My neighbor is an engineer and I use his homemade system for floating/moving my lift. I'll try describing it, but it's pretty hard to describe. I'll be able to get pics in a few weeks - the pics will help - suddenly you'll see it and have that ah-ha moment!
Get some large sheets of styrofoam insulation (like they use on houses - pink or blue) - 4 foot X 8 foot, 2 or 3 inches thick. Cut each into strips about 18 inches inches wide. Glue several strips together until you end up with 8-foot long blocks about 18 inches by 18 inches. You'll need 2 of these - 1 for each side of the lift. (Depending on the size/weight of your lift you may need bigger blocks.)
Cut each block to length so that it fits in between the wheels of your lift, with a few inches of spare room. This is so the wheels can turn once you get it on land. So, at this point you have 2 blocks 18 inches by 18 inches by 6 or 7 feet (depends on how much space between the wheels.)
You need 2 sets of long
heavy duty straps. Each set should have some method of adjustably attaching together, that could be ratchet-style or the kind that loops through 2 rings.
Take the open end of a strap and
strongly attach it around the styrofoam blocks - you can rivet it, tie it, sew it, whatever. You want to have 2 straps on each block, near each end. Again, the straps have to be heavy duty and strongly attached to the blocks - there's a lot of force that the straps will need to hold. The weak link will be however the straps are attached around the blocks - neighbor had them sewn on but they ripped so now we just tie them.)

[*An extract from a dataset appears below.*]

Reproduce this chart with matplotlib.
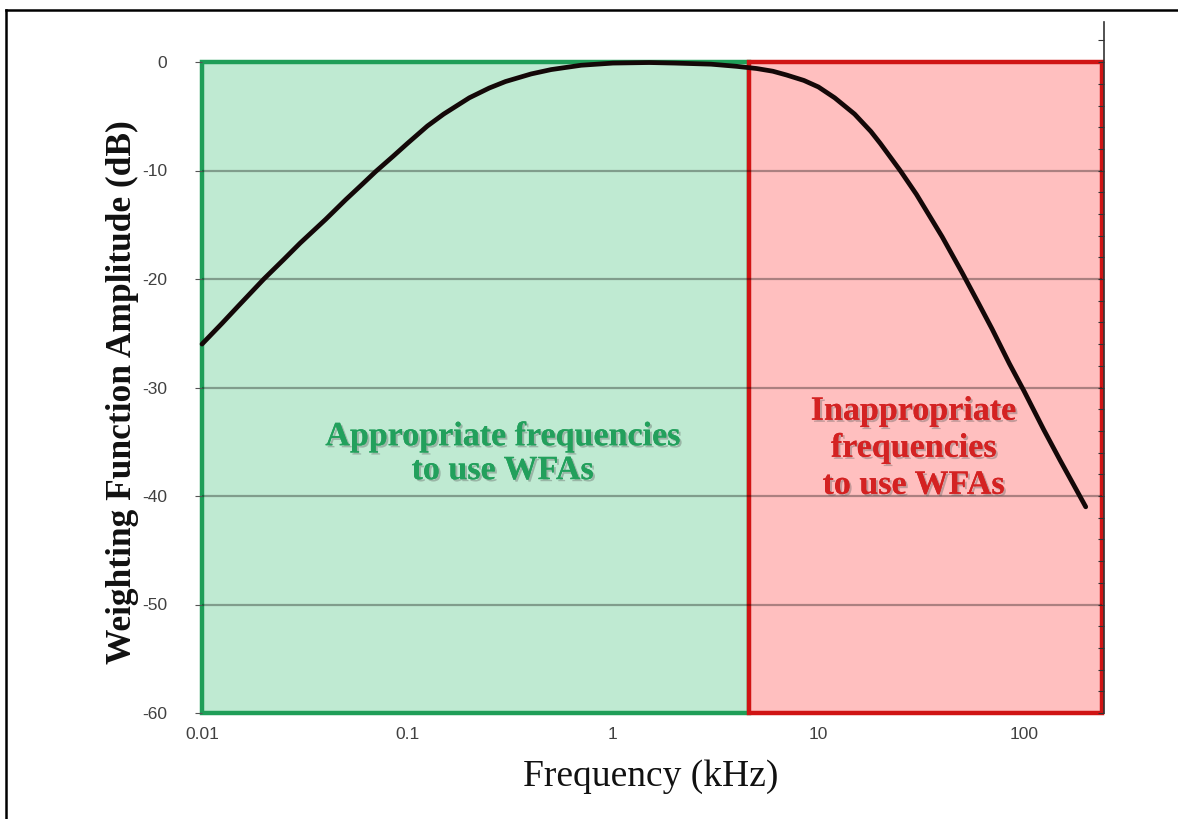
import numpy as np
import matplotlib.pyplot as plt
import matplotlib.patheffects as pe
from matplotlib.patches import Rectangle
from matplotlib.lines import Line2D

plt.rcParams['axes.unicode_minus'] = False

# curva da função de ponderação
freq_khz = [0.01, 0.0125, 0.015, 0.02, 0.025, 0.03, 0.04, 0.05, 0.06, 0.07, 0.085,
            0.1, 0.125, 0.15, 0.2, 0.25, 0.3, 0.4, 0.5, 0.7, 1, 1.5, 2, 3, 4,
            5, 6, 7, 8.5, 10, 12, 15, 18, 20, 25, 30, 40, 50, 60, 70, 85,
            100, 125, 150, 175, 200]
amp_db = [-26, -24.1, -22.5, -20, -18.2, -16.7, -14.5, -12.7, -11.3, -10.1, -8.7,
          -7.5, -5.9, -4.8, -3.3, -2.4, -1.8, -1.1, -0.7, -0.3, -0.1, -0.05, -0.1, -0.2, -0.4,
          -0.6, -0.85, -1.2, -1.7, -2.3, -3.3, -4.8, -6.4, -7.5, -10.0, -12.2, -16.1, -19.4,
          -22.2, -24.6, -27.8, -30.3, -33.9, -36.7, -39.0, -41]

x_min, x_split, x_max = 0.01, 4.6, 240
y_min, y_max = -60, 0
x_ticks = [0.01, 0.1, 1, 10, 100]
x_ticklabels = ['0.01', '0.1', '1', '10', '100']
y_ticks = [0, -10, -20, -30, -40, -50, -60]

green_fill, green_edge = '#bfead2', '#1f9e58'
red_fill, red_edge = '#ffbfbf', '#d01414'
serif = 'Liberation Serif'

fig = plt.figure(figsize=(11.78, 8.19), dpi=100)
ax = fig.add_axes([202/1178, 1-713/819, 900/1178, 651/819])

ax.set_xscale('log')
ax.set_xlim(x_min, x_max)
ax.set_ylim(y_min, y_max)

# regiões
ax.add_patch(Rectangle((x_min, y_min), x_split - x_min, y_max - y_min,
                       facecolor=green_fill, edgecolor=green_edge, lw=3.2,
                       zorder=1, clip_on=False))
ax.add_patch(Rectangle((x_split, y_min), x_max - x_split, y_max - y_min,
                       facecolor=red_fill, edgecolor=red_edge, lw=3.2,
                       zorder=1.2, clip_on=False))

# grade
for yv in y_ticks[1:-1]:
    ax.axhline(yv, color='black', alpha=0.33, lw=1.6, zorder=1.5)

ax.plot(freq_khz, amp_db, color='#140808', lw=3.4, zorder=3,
        solid_capstyle='round', solid_joinstyle='round', clip_on=False)

shadow = [pe.withSimplePatchShadow(offset=(1.5, -1.5), alpha=0.35, shadow_rgbFace='#555555'),
          pe.Normal()]
ax.text(0.29, -36.1, 'Appropriate frequencies\nto use WFAs', ha='center', va='center',
        color='#22a05c', fontsize=24.5, fontweight='bold', family=serif,
        linespacing=1.12, path_effects=shadow, zorder=4)
ax.text(29, -35.6, 'Inappropriate\nfrequencies\nto use WFAs', ha='center', va='center',
        color='#d42222', fontsize=24.5, fontweight='bold', family=serif,
        linespacing=1.25, path_effects=shadow, zorder=4)

for s in ax.spines.values():
    s.set_visible(False)

ax.set_xticks(x_ticks)
ax.set_xticklabels(x_ticklabels)
ax.xaxis.set_minor_locator(plt.NullLocator())
ax.set_yticks(y_ticks)
ax.tick_params(axis='x', length=0, pad=10, labelsize=12.5, labelcolor='#404040')
ax.tick_params(axis='y', length=5, color='#555555', pad=20, labelsize=12.5, labelcolor='#404040')
for lab in ax.get_xticklabels() + ax.get_yticklabels():
    lab.set_family('Liberation Sans')

ax.set_xlabel('Frequency (kHz)', family=serif, fontsize=27, color='#111111')
ax.xaxis.set_label_coords(0.498, -0.071)
ax.set_ylabel('Weighting Function Amplitude (dB)', family=serif, fontsize=25.5,
              fontweight='bold', color='#111111')
ax.yaxis.set_label_coords(-0.07, 0.493)

# eixo secundário à direita
axr = fig.add_axes([1096/1178, 1-713/819, 8/1178, 691/819])
axr.set_ylim(-60, 3.7)
axr.patch.set_visible(False)
for k in ['left', 'top', 'bottom']:
    axr.spines[k].set_visible(False)
axr.spines['right'].set_color('#333333')
axr.spines['right'].set_linewidth(1.2)
axr.set_xticks([])
axr.set_yticks(np.arange(-60, 3, 2))
axr.yaxis.tick_right()
axr.tick_params(axis='y', direction='in', length=4, color='#333333', labelright=False)

# moldura
fig.add_artist(Line2D([6/1178, 1], [1-10/819, 1-10/819], color='black', lw=1.8))
fig.add_artist(Line2D([6/1178, 6/1178], [0, 1-10/819], color='black', lw=1.8))

plt.savefig('out.png', dpi=100)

If you're puttinjg the lift in, the lifting bed should be up a couple feet. If you're taking out in the fall, make sure the lifting bed is down pretty low.
Place the styro blocks in between the wheels on the outside of the lift. Run each strap under the fixed bottom rail on the side, up over the lifting bed (what the boat sits on) and attach it to the strap from the other side (using the ratchet or looping rings.) What you're doing is attaching the ends of the 2 styro blocks together, running
under the lowest fixed rail and
over the lifting bed. Pull the straps as tight as you can. You should now have the 2 styro blocks attached to each other, side-to-side, with the straps running across the lift.
When you raise the lift bed up, the styro blocks are pulled down on the sides, floating the lift. When you want to set the lift in place, lower the lift bed and the styro blocks will raise up, sinking the lift down into place.
I also put an inner tube under the front and back lower fixed rails to help with stability - they keep the lift from tipping back & forth.
Not sure if this helps, but it's a cheap solution and really works great. The lift will float anywhere you want to take it, and raising/lowering the bed has the opposite effect on the lift - you can place the lift pretty precisely, and raise it up without killing yourself.
One more note - you want to have the wheels on the lift before you do the styro blocks - the wheels add a fair amount of floating power.
I'll post some pics once I can get at the neighbors stuff, but that will likely be a few weeks ... we still have at least 10 inches of ice on our lake
Hope this helps - it's cheap and easy, and will float pretty much anything if you use enough styro!